As told to Mary Retta, 2634 words.
Tags: Music, Theater, Beginnings, Success, Money.
On expanding your vision of success
Musician Tasha discusses gratitude for when a project ends, making big career pivots, and life as a DIY musician.Could talk a little bit about your songwriting process and where you draw inspiration for writing the songs?
It happens in bursts for me. I find that if I’m playing guitar and staying attuned to my emotional world and also my physical world around me, if I want to write a song, I can usually. So if I am thinking about an album, I usually have some sort of theme simmering in the back of my mind. But the songs themselves don’t become clear until I’m actually sitting there writing down the words. And it’s very hard to do a songwriting process for me in a pre-meditative way. It feels forced and corny usually, and not good.
I find songwriting to be the most honest and the most fulfilling when I sit down and venture to contain a feeling that I’m having, and just let the song be whatever that feeling is that I’m attached to in the moment. Then I’ll do that again, and then I’ll do that again, and then I’ll start to see the threads.
How do you know when you’re onto a bigger project like an album, and then how do you know when it’s done?
I feel like they tend to be attached to some sort of realization that I’m having about my life. And I think I’m just an emotional person. Because songs to me, it’s more about creating a capsule for a moment in my life and wanting to hold on to an experience or a feeling that I’m having because it feels important in that time. And then having something later down the road that I can look back on and turn to is like, “Oh, this is that moment when I was processing that thing.” And maybe as those come together into a project, the ending is known to me when I feel like that emotion or that experience or that revelation has maybe been wrapped up a little bit and I’m moving on to the next phase or the next moment of my life.
How does it feel to be writing about an experience or an emotion when you’re in the thick of it, but also aware of being able to move past it and look back on it?
I was actually also just talking about this recently because of being on Broadway right now, which is this huge thing and not something I ever saw coming. I was talking to another friend who’s in the show about the sensation of experiencing something that is changing your life—that it’s big time, long-term, changing your life as you’re experiencing it—and that I’ve never experienced something like this before, and I don’t know if I will again. But in this moment, everything about my life is different because of this experience that I’m having. And it’s a very bizarre thing. It’s hard to process something like that when you’re in the middle of it.
But I think I’m very nostalgic and sentimental, and I think one way of keeping the doom at bay about something ending is just really treasuring how it all feels when it’s happening, which I’m not the best at. And I think making a song, even if it’s not about the thing that’s happening to me, but writing a song in my little West Village apartment while I’m doing this run of the show on Broadway is enough of a treasure chest for me to hold onto years from now. Even if it’s not about this, I know that it was made in this moment from this version of myself.
Could you walk me through what your day-to-day or week-to-week looks like when you’re in the process of making an album? Are you still writing songs while you’re in ILLINOISE?

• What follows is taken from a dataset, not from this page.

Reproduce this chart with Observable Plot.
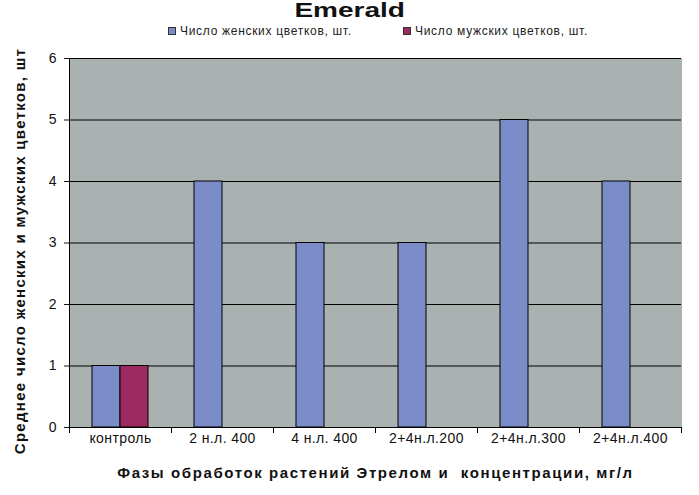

I wrote one song which felt great. Every time I write a song, it feels like this alchemy. I don’t know what magic happens to make it come out, but it does. And also, when I start writing a song, I have to finish it. A couple of times this has not happened, but most of the time if I start writing a song, I’m like, “This is the song, and I have to see it through to the end. I have to write the whole song.”
In one sitting?
Yeah, because I get too excited and I don’t want to wait to see how it ends. I want to know how it ends now.
That’s incredible.
When I was working on this album that’s coming out, I went to Michigan to a friend’s place, which I’ve done a couple of times. A lot of Tell Me What You Miss The Most was written at the same house in Michigan and a few songs from this album. But I was there with the purpose of writing. And so I would wake up and have my coffee and breakfast and then just sit down with my guitar.
A lot of songwriting is listening to so much music. I need it as fuel. I need the ideas and it’s incredibly inspiring. I watch a lot of YouTube videos too, of people playing live, just artists I really love. I find every bootleg concert video on YouTube. I love watching those. That’s also very inspiring to me. So sometimes when I’m writing, I’ll just spend an hour watching videos of people playing and listening to music.
What music do you return to or has it been different across different albums? And also, I’m wondering who you read when you’re thinking about the language of your songwriting too.
I remember this past album cycle, I was returning to this Sharon Van Etten album Tramp, a lot. I listened to it first in college, and I remember hearing it and feeling stunned by the songs. And I think in my songwriting I was feeling particularly inspired by that this time around.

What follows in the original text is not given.